Euthyphron Üzerine

Dursun Çiçek

Dursun Çiçek



Filozofların odağında felsefe ve filozofun olduğu bir siyasî yapı düşünmeleri, özellikle hayatları incelendiğinde tabiidir. Yaşadıkları hayat, onların siyasî ve ahlâkî sistemlerini ve düşüncelerini birinci derecede belirlemiştir. Bu yanıyla Platon ve hocası Sokrates, amelî ve ahlâkî felsefenin en önemli öncüleri olarak ortaya çıkar. Onlar; amele yol açacak bilginin derdinde olarak, siyaseti ve dini, ahlakla iç içe ele almışlardır. Çünkü felsefenin ve felsefî bilginin birinci derecede amacı, insanlara bir hayat tarzı sunmalı ve bilgece yaşamın zeminini oluşturmalıdır. 

Ancak bu durum kolay değildir. Bir tarafta mitolojik izleri hâlâ belirgin olan çok-tanrılı Yunan dinleri ve onun tezahürü olan ahlâk; diğer tarafta ise bilgelerin ve filozofların temellendirmeye çalıştığı felsefî ahlâk vardır.

Yaşadığı dönemde içinde yaşadığı şehirlerin ahlâkî olarak bozulmasına ve bu ikili durumdan mustarip olmasına dikkat çeken Platon, akıl ve bilgi düzleminde idealize ettiği filozof kralın yolunu açmaya çalışır. Çünkü şehirleri ve devletleri ancak akıl ve bilgi düzleminde birleşmiş bir filozof kral düzene koyabilir.

Bunun en önemli yolu ise elbette ki ahlâk-din-hukuk-siyaset ilişkisidir. Bunların birbiriyle irtibatı, onun idealize ettiği düzenin de ufkunu oluşturur.
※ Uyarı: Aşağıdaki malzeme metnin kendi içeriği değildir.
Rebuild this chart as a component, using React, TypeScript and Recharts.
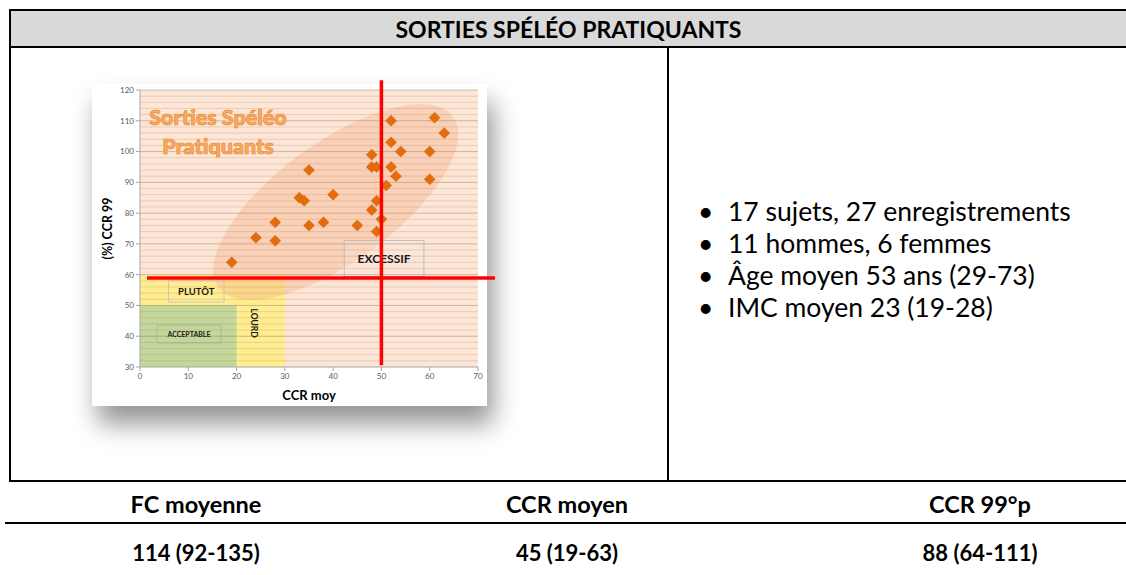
import React from "react";
import {
  ScatterChart,
  Scatter,
  XAxis,
  YAxis,
  CartesianGrid,
  ReferenceArea,
  ReferenceLine,
} from "recharts";

// CCR moyen (x) and CCR 99e percentile (y) per recording
const ccrMoy = [19, 24, 28, 28, 33, 34, 35, 35, 38, 40, 45, 48, 48, 49, 48, 49, 49, 50, 51, 52, 52, 52, 53, 54, 60, 60, 61, 63];
const ccr99 = [64, 72, 77, 71, 85, 84, 94, 76, 77, 86, 76, 99, 95, 95, 81, 84, 74, 78, 89, 110, 103, 95, 92, 100, 100, 91, 111, 106];

const xTicks = [0, 10, 20, 30, 40, 50, 60, 70];
const yTicks = [30, 40, 50, 60, 70, 80, 90, 100, 110, 120];
const minorLines = [32, 34, 36, 38, 42, 44, 46, 48, 52, 54, 56, 58, 62, 64, 66, 68, 72, 74, 76, 78, 82, 84, 86, 88, 92, 94, 96, 98, 102, 104, 106, 108, 112, 114, 116, 118];
const majorLines = [40, 50, 60, 70, 80, 90, 100, 110, 120];

const bullets = [
  "17 sujets, 27 enregistrements",
  "11 hommes, 6 femmes",
  "Âge moyen 53 ans (29-73)",
  "IMC moyen 23 (19-28)",
];

const statHeaders = ["FC moyenne", "CCR moyen", "CCR 99°p"];
const statValues = ["114 (92-135)", "45 (19-63)", "88 (64-111)"];
const statCenters = [196, 567, 980];

const points = ccrMoy.map((x, i) => ({ x, y: ccr99[i] }));

const font = "Lato, 'Open Sans', sans-serif";

const Diamond = (props: any) => {
  const { cx, cy } = props;
  const r = 5.5;
  return (
    <polygon
      points={`${cx},${cy - r} ${cx + r},${cy} ${cx},${cy + r} ${cx - r},${cy}`}
      fill="#e46c0a"
      stroke="#d0600a"
      strokeWidth={0.5}
    />
  );
};

const Ellipse = (props: any) => {
  const { x, y, width, height } = props;
  const cx = x + width / 2;
  const cy = y + height / 2;
  return (
    <ellipse
      cx={cx}
      cy={cy}
      rx={width * 0.6}
      ry={height * 0.31}
      transform={`rotate(-36 ${cx} ${cy})`}
      fill="#f4b183"
      fillOpacity={0.38}
    />
  );
};

const line = (left: number, top: number, width: number, height: number) => (
  <div style={{ position: "absolute", left, top, width, height, background: "#000" }} />
);

export default function App() {
  return (
    <div style={{ position: "relative", width: 1126, height: 575, background: "#fff", fontFamily: font, overflow: "hidden" }}>
      <style>{"body{margin:0}"}</style>

      {/* header */}
      <div style={{ position: "absolute", left: 11, top: 11, width: 1115, height: 35, background: "#d9d9d9" }} />
      <div style={{ position: "absolute", left: 11, top: 11, width: 1115, height: 35, lineHeight: "36px", textAlign: "center", fontSize: 23, fontWeight: 700, color: "#000" }}>
        SORTIES SPÉLÉO PRATIQUANTS
      </div>
      {line(9, 9, 1117, 2)}
      {line(9, 9, 2, 473)}
      {line(9, 46, 1117, 2)}
      {line(667, 48, 2, 432)}
      {line(9, 480, 1117, 2)}
      {line(5, 522, 1121, 2)}

      {/* picture frame */}
      <div
        style={{
          position: "absolute",
          left: 92,
          top: 84,
          width: 395,
          height: 322,
          background: "#fff",
          boxShadow: "6px 18px 24px rgba(0,0,0,0.42)",
        }}
      />

      <div style={{ position: "absolute", left: 80, top: 70 }}>
        <ScatterChart width={430} height={337} margin={{ top: 20, right: 32, bottom: 0, left: 0 }}>
          <CartesianGrid horizontal={false} vertical={false} fill="#fde6d6" fillOpacity={1} />
          <XAxis
            type="number"
            dataKey="x"
            domain={[0, 70]}
            ticks={xTicks}
            height={40}
            tickSize={4}
            stroke="#a6a6a6"
            tick={{ fill: "#595959", fontSize: 8, fontFamily: font }}
            label={{ value: "CCR moy", position: "insideBottom", offset: 7, fill: "#000", fontSize: 13, fontWeight: 700, fontFamily: font }}
          />
          <YAxis
            type="number"
            dataKey="y"
            domain={[30, 120]}
            ticks={yTicks}
            width={60}
            tickSize={4}
            stroke="#a6a6a6"
            tick={{ fill: "#595959", fontSize: 8, fontFamily: font }}
            label={{ value: "(%) CCR 99", angle: -90, position: "center", dx: -2, fill: "#000", fontSize: 12.5, fontWeight: 700, fontFamily: font }}
          />
          <ReferenceArea x1={0} x2={30} y1={30} y2={60} fill="#ffed8f" fillOpacity={1} stroke="none" />
          <ReferenceArea x1={0} x2={20} y1={30} y2={50} fill="#c4d79b" fillOpacity={1} stroke="none" />
          <ReferenceArea x1={15.5} x2={65.6} y1={52.4} y2={114.8} shape={<Ellipse />} />
          {minorLines.map((v) => (
            <ReferenceLine key={`m${v}`} y={v} stroke="#9c7f6e" strokeOpacity={0.24} strokeWidth={1} />
          ))}
          {majorLines.map((v) => (
            <ReferenceLine key={`M${v}`} y={v} stroke="#8c7060" strokeOpacity={0.42} strokeWidth={1} />
          ))}
          <ReferenceArea
            x1={42.3}
            x2={58.8}
            y1={59.4}
            y2={71.1}
            fill="#fde6d6"
            fillOpacity={0.3}
            stroke="#c0c0c0"
            label={{ value: "EXCESSIF", position: "center", fill: "#1a1a1a", fontSize: 12, fontWeight: 700, fontFamily: font }}
          />
          <ReferenceArea
            x1={5.9}
            x2={17.4}
            y1={51.1}
            y2={58}
            fill="none"
            stroke="#c8c8c8"
            label={{ value: "PLUTÔT", position: "center", fill: "#1a1a1a", fontSize: 9.5, fontWeight: 700, fontFamily: font }}
          />
          <ReferenceArea
            x1={3.5}
            x2={16.8}
            y1={37.8}
            y2={43.6}
            fill="none"
            stroke="#b0b8a0"
            label={{ value: "ACCEPTABLE", position: "center", fill: "#1a1a1a", fontSize: 7, fontWeight: 700, fontFamily: font }}
          />
          <ReferenceArea
            x1={22}
            x2={25.2}
            y1={38}
            y2={50.5}
            fill="none"
            stroke="none"
            label={{ value: "LOURD", position: "center", angle: 90, fill: "#1a1a1a", fontSize: 8.5, fontWeight: 700, fontFamily: font }}
          />
          <Scatter data={points} shape={<Diamond />} isAnimationActive={false} />
          <ReferenceLine
            segment={[{ x: 50, y: 30.6 }, { x: 50, y: 123.2 }]}
            ifOverflow="visible"
            stroke="#ff0000"
            strokeWidth={3.5}
            zIndex={2500}
          />
          <ReferenceLine
            segment={[{ x: 1.45, y: 58.9 }, { x: 73.5, y: 58.9 }]}
            ifOverflow="visible"
            stroke="#ff0000"
            strokeWidth={3.5}
            zIndex={2500}
          />
        </ScatterChart>
      </div>

      {/* chart inner title */}
      <div
        style={{
          position: "absolute",
          left: 128,
          top: 103,
          width: 180,
          textAlign: "center",
          fontSize: 21.5,
          lineHeight: "29px",
          fontWeight: 900,
          color: "#f8ab5e",
          WebkitTextStroke: "0.7px #ea8a3a",
          textShadow: "0 0 3px #fde0c4",
        }}
      >
        Sorties Spéléo
        <br />
        Pratiquants
      </div>

      {/* bullet list */}
      {bullets.map((b, i) => (
        <div key={b} style={{ position: "absolute", left: 698, top: 195 + i * 32, fontSize: 26.5, lineHeight: "32px", color: "#000", whiteSpace: "nowrap" }}>
          <span style={{ display: "inline-block", width: 30 }}>•</span>
          {b}
        </div>
      ))}

      {/* stats rows */}
      {statHeaders.map((h, i) => (
        <div key={h} style={{ position: "absolute", left: statCenters[i] - 150, top: 489, width: 300, textAlign: "center", fontSize: 23.5, lineHeight: "30px", fontWeight: 700, color: "#000" }}>
          {h}
        </div>
      ))}
      {statValues.map((v, i) => (
        <div key={v} style={{ position: "absolute", left: statCenters[i] - 150, top: 538, width: 300, textAlign: "center", fontSize: 22, lineHeight: "30px", fontWeight: 700, color: "#000" }}>
          {v}
        </div>
      ))}
    </div>
  );
}
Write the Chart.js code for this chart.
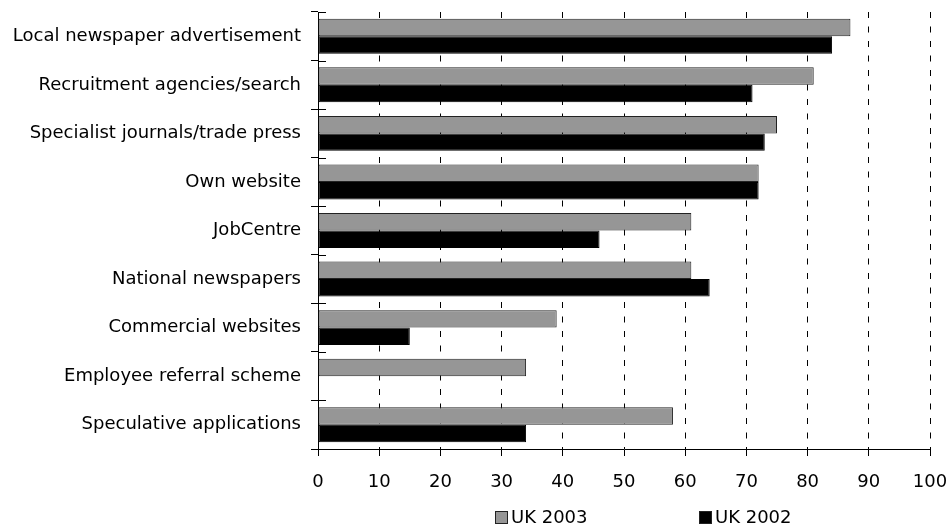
<!DOCTYPE html>
<html>
<head>
<meta charset="utf-8">
<script src="https://cdn.jsdelivr.net/npm/chart.js@4/dist/chart.umd.min.js"></script>
<style>
  html, body { margin: 0; padding: 0; background: #fff; }
  #wrap { width: 948px; height: 528px; }
</style>
</head>
<body>
<div id="wrap"><canvas id="c" width="948" height="528"></canvas></div>
<script>
// Recruitment methods used (%), by year
const categories = [
  'Local newspaper advertisement',
  'Recruitment agencies/search',
  'Specialist journals/trade press',
  'Own website',
  'JobCentre',
  'National newspapers',
  'Commercial websites',
  'Employee referral scheme',
  'Speculative applications'
];
const uk2003 = [87, 81, 75, 72, 61, 61, 39, 34, 58];
const uk2002 = [84, 71, 73, 72, 46, 64, 15, null, 34];
const xTicks = [0, 10, 20, 30, 40, 50, 60, 70, 80, 90, 100];

const FONT = "'DejaVu Sans', sans-serif";
const FONT_SIZE = 18;

// Category boundary ticks that cross the value axis into the plot area
const crossTicks = {
  id: 'crossTicks',
  afterDraw(chart) {
    const { ctx, chartArea } = chart;
    const n = chart.data.labels.length;
    const step = (chartArea.bottom - chartArea.top) / n;
    ctx.save();
    ctx.strokeStyle = '#000';
    ctx.lineWidth = 1;
    for (let i = 0; i <= n; i++) {
      const y = Math.round(chartArea.top + i * step) + 0.5;
      ctx.beginPath();
      ctx.moveTo(chartArea.left, y);
      ctx.lineTo(chartArea.left + 8, y);
      ctx.stroke();
    }
    ctx.restore();
  }
};

// Legend below the axis, items spread across the width
const spreadLegend = {
  id: 'spreadLegend',
  afterDraw(chart) {
    const { ctx } = chart;
    const starts = [495, 699];
    const y = 518;
    ctx.save();
    ctx.font = FONT_SIZE + 'px ' + FONT;
    ctx.textBaseline = 'middle';
    ctx.textAlign = 'left';
    chart.data.datasets.forEach((ds, i) => {
      const x = starts[i];
      ctx.fillStyle = ds.backgroundColor;
      ctx.fillRect(x, y - 7, 13, 13);
      ctx.strokeStyle = '#222';
      ctx.lineWidth = 1;
      ctx.strokeRect(x + 0.5, y - 6.5, 12, 12);
      ctx.fillStyle = '#000';
      ctx.fillText(ds.label, x + 16, y);
    });
    ctx.restore();
  }
};

new Chart(document.getElementById('c'), {
  type: 'bar',
  data: {
    labels: categories,
    datasets: [
      { label: 'UK 2003', data: uk2003, backgroundColor: '#969696', borderColor: '#222', borderWidth: 1, borderSkipped: false },
      { label: 'UK 2002', data: uk2002, backgroundColor: '#000000', borderColor: '#000', borderWidth: 1, borderSkipped: false }
    ]
  },
  options: {
    indexAxis: 'y',
    responsive: false,
    animation: false,
    devicePixelRatio: 1,
    layout: { padding: { top: 12, right: 18, left: 0, bottom: 0 } },
    datasets: { bar: { categoryPercentage: 0.72, barPercentage: 1.0 } },
    plugins: { legend: { display: false }, tooltip: { enabled: false } },
    scales: {
      x: {
        min: 0, max: 100,
        afterBuildTicks(scale) { scale.ticks = xTicks.map(v => ({ value: v })); },
        afterFit(scale) {
          scale.height = 79;
          scale.paddingLeft = 0;
          scale.paddingRight = 0;
        },
        border: { display: true, color: '#000', width: 1, dash: [6, 8.5] },
        grid: {
          color: (c) => c.tick && c.tick.value === 0 ? 'rgba(0,0,0,0)' : '#000',
          tickColor: '#000',
          lineWidth: 1,
          tickBorderDash: [],
          drawTicks: true,
          tickLength: 7
        },
        ticks: {
          color: '#000',
          font: { family: FONT, size: FONT_SIZE },
          padding: 16,
          maxRotation: 0,
          autoSkip: false
        }
      },
      y: {
        afterFit(scale) {
          scale.width = 318;
          scale.paddingTop = 0;
          scale.paddingBottom = 0;
        },
        border: { display: true, color: '#000', width: 1 },
        grid: {
          offset: true,
          drawOnChartArea: false,
          drawTicks: true,
          tickLength: 7,
          tickColor: '#000'
        },
        ticks: {
          color: '#000',
          font: { family: FONT, size: FONT_SIZE },
          padding: 10,
          autoSkip: false
        }
      }
    }
  },
  plugins: [crossTicks, spreadLegend]
});
</script>
</body>
</html>
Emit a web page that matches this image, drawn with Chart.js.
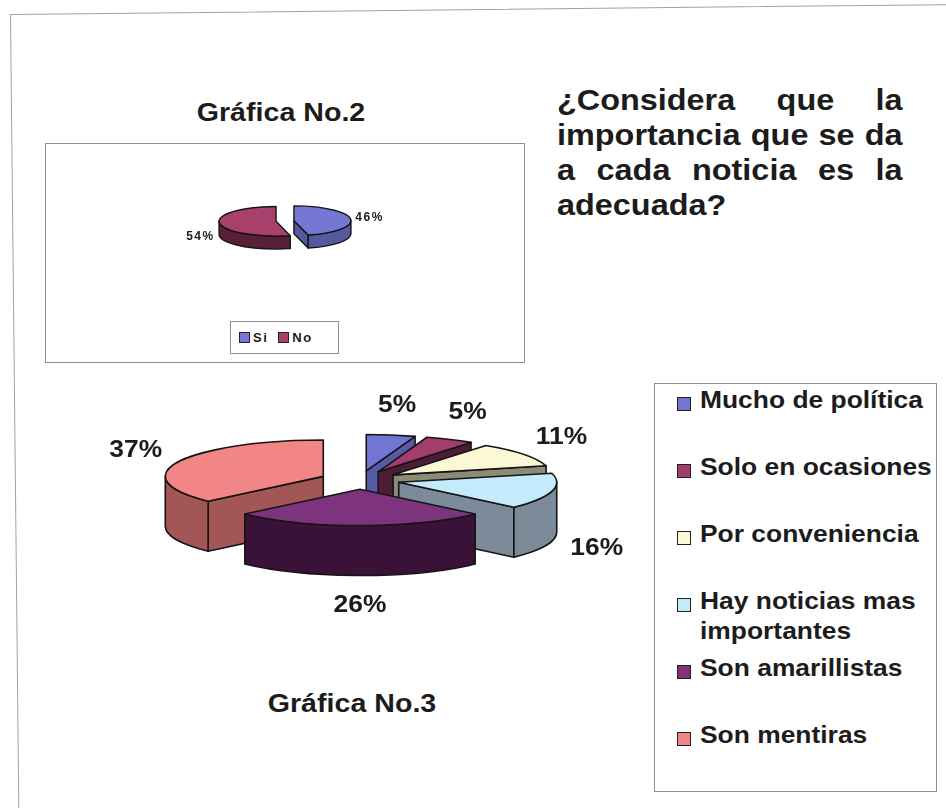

Euthyphron, Platon’un Sokrates üzerinde bilhassa din-ahlâk ilişkisini diğer deyişle dindarlığı temellendirdiği eseridir.

Sokrates, burada da diğer diyaloglarındaki klasik yöntemini uygular. Herkesin en iyi bildiğini zannettiği meseleyi nasıl bilmedikleri gösterir ve çürütme yöntemiyle, bildiği sanılan şeyi bertaraf ederek gerçeğin ne olduğunu ortaya çıkarır. Bir anlamda gerçeğin önüne perde olan sahte gerçeklikleri ortadan kaldırarak gerçeğin görünmesini sağlar. Diyaloga adını veren Euthyphron, bir bakıma bildiğini zanneden, kendisini dindar kabul eden hatta bir kusurundan dolayı da babasını dinsizlikle suçlayan kişidir.